Lan Gwuhj Geimz, seminar #1: Performativity, Emotions and the Internet

In this online seminar with artist and 2013-14 OSE alumnus Matthew de Kersaint Giraudeau we explored the development of performativity (the idea that language can construct the things it describes) by looking at a range of texts on the subject by J.L Austin, Judith Butler, Eve Sedgwick and Sara Ahmed.

We thought about performativity more broadly, and explored how situations can be created through language, but also through actions, conventions and context.

We discussed how performativity relates to our experiences of the internet. Online platforms performatively construct the conventions of their use, and we in turn use these platforms as stages on which we perform our emotions, status and politics.

We looked at how artists have used online platforms to stage new kinds of performative interventions, critiquing the ideological underpinnings of the organisations who control our experience of the internet. Finally, we thought about how we might use the idea of performativity in our own creative practices, as a theoretical model, a research tool, and as a way to make new work.

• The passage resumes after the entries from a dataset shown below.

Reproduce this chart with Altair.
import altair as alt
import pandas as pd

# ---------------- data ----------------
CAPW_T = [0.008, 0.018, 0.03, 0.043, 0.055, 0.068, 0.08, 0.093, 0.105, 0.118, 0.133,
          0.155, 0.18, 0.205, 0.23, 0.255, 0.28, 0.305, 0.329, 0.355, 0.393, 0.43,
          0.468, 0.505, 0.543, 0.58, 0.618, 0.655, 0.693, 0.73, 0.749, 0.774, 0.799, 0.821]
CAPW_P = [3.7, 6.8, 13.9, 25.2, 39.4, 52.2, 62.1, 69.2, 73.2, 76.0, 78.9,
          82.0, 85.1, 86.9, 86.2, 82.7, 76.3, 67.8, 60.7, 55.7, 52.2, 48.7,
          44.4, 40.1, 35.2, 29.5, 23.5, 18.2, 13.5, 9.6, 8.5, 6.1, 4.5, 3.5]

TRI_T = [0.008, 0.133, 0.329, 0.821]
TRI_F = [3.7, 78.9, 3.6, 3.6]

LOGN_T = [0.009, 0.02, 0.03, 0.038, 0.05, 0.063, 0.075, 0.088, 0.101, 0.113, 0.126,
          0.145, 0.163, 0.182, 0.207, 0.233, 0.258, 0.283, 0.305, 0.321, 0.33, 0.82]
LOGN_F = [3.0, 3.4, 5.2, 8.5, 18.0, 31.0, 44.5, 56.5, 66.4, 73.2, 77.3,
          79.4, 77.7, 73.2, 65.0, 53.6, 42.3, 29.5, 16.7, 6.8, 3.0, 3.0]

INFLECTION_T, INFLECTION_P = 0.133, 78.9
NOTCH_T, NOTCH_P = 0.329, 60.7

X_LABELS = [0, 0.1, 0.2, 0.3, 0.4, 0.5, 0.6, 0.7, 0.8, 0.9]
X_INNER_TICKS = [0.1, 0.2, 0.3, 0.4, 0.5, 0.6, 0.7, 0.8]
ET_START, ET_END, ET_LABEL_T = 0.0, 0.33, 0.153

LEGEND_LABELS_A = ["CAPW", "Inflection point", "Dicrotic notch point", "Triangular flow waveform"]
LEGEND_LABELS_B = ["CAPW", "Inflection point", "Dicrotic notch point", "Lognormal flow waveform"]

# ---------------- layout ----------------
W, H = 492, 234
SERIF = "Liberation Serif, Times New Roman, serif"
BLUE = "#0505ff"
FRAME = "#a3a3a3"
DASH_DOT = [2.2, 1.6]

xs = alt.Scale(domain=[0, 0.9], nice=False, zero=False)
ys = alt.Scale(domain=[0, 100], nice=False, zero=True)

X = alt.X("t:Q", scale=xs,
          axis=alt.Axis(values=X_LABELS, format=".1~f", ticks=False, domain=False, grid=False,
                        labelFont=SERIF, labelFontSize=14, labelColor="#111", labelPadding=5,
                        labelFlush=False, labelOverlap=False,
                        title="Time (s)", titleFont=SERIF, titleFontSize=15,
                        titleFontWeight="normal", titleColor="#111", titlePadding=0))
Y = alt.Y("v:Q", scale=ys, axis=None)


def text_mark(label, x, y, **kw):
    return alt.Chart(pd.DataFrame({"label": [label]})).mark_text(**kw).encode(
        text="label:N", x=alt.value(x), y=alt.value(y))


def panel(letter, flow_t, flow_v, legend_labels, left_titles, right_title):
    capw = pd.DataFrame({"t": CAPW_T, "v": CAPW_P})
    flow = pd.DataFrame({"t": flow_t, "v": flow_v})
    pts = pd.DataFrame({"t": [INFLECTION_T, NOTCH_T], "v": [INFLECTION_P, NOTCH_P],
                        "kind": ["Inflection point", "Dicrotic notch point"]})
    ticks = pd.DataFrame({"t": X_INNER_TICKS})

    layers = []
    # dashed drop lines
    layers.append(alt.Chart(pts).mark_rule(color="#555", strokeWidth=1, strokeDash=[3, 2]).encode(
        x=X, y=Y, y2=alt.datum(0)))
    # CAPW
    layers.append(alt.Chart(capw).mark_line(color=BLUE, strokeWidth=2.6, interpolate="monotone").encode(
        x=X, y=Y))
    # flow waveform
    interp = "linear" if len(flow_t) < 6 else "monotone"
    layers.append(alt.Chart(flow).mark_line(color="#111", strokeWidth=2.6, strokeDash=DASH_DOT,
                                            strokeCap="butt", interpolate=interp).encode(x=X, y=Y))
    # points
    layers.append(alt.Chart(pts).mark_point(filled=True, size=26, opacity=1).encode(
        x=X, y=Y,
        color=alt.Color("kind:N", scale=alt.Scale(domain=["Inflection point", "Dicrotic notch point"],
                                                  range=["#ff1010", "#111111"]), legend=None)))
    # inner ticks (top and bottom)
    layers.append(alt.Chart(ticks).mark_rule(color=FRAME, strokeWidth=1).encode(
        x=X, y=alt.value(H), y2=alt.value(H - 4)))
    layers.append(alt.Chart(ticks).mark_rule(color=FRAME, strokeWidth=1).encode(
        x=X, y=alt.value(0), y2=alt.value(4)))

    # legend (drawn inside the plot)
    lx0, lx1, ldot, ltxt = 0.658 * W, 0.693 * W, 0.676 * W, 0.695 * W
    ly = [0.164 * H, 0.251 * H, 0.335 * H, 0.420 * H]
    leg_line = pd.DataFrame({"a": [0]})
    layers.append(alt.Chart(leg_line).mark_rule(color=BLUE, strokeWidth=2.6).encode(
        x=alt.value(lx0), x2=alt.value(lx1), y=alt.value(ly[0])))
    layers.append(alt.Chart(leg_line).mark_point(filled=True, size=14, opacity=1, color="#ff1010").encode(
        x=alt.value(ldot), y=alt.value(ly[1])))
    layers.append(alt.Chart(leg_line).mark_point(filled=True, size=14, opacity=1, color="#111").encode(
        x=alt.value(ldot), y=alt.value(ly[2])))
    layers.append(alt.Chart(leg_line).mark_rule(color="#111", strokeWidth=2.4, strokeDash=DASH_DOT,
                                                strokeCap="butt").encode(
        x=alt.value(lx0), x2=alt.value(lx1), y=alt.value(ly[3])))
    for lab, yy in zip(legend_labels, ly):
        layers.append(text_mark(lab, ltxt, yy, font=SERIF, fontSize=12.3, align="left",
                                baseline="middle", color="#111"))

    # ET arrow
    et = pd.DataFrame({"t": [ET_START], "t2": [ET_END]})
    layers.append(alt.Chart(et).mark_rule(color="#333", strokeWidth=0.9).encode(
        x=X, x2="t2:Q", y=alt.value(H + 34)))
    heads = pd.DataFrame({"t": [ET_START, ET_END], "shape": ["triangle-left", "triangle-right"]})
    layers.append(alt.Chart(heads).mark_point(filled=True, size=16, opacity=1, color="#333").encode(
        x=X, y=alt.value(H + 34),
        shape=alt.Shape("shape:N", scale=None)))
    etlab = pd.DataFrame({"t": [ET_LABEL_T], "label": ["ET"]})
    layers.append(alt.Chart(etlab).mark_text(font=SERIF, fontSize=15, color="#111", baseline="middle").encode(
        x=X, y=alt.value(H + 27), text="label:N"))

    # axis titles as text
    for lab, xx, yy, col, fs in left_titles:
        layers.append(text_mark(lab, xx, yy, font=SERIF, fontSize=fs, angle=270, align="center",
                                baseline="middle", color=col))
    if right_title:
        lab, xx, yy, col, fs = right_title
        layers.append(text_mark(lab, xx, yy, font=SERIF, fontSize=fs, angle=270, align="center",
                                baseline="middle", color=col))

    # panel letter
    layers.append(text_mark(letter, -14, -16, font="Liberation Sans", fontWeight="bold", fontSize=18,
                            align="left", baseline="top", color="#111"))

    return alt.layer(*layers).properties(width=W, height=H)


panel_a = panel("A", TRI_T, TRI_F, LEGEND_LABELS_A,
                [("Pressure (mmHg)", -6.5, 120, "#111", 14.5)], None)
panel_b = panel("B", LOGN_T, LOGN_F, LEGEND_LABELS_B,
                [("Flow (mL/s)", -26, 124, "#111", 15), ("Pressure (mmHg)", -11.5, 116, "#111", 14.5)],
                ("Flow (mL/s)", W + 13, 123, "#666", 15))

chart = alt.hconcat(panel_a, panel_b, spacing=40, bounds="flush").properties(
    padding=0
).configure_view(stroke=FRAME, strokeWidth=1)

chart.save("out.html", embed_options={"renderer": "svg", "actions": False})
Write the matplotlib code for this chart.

At the end of the session, Matt set a related research task to be completed for the next seminar.

This seminar took place online via Google Hangouts. If you missed this session you can watch a recording of the first part of the seminar below. You can also find a transcript of the session here.

Suggested reading and resources
Lecture one of J.L. Austin’s ‘How to do Things With Words’ (PDF)
Speaking Disgust, section of ‘The Performativity of Disgust’ by Sara Ahmed from ‘The Cultural Politics of Emotion’ (PDF)
Judith Butler’s ‘Theory of Gender Performativity’ (video)

About the artist
Matthew de Kersaint Giraudeau creates sculptures, drawings, performances and films. His work addresses ugliness and taste, negative affective states, and the ambiguities of language and objects. His current research interests include exploring the awkward aesthetic possibilities of medieval art through painting and digital animation, utilising culturally abject food and other materials to make sculpture, and understanding the formation of reactionary political sentiments through affect theory and performance. An Associate of Open School East, 2013-2014, he is currently resident artist at Kingsgate Workshops. This seminar is part of his Open School East artist commission.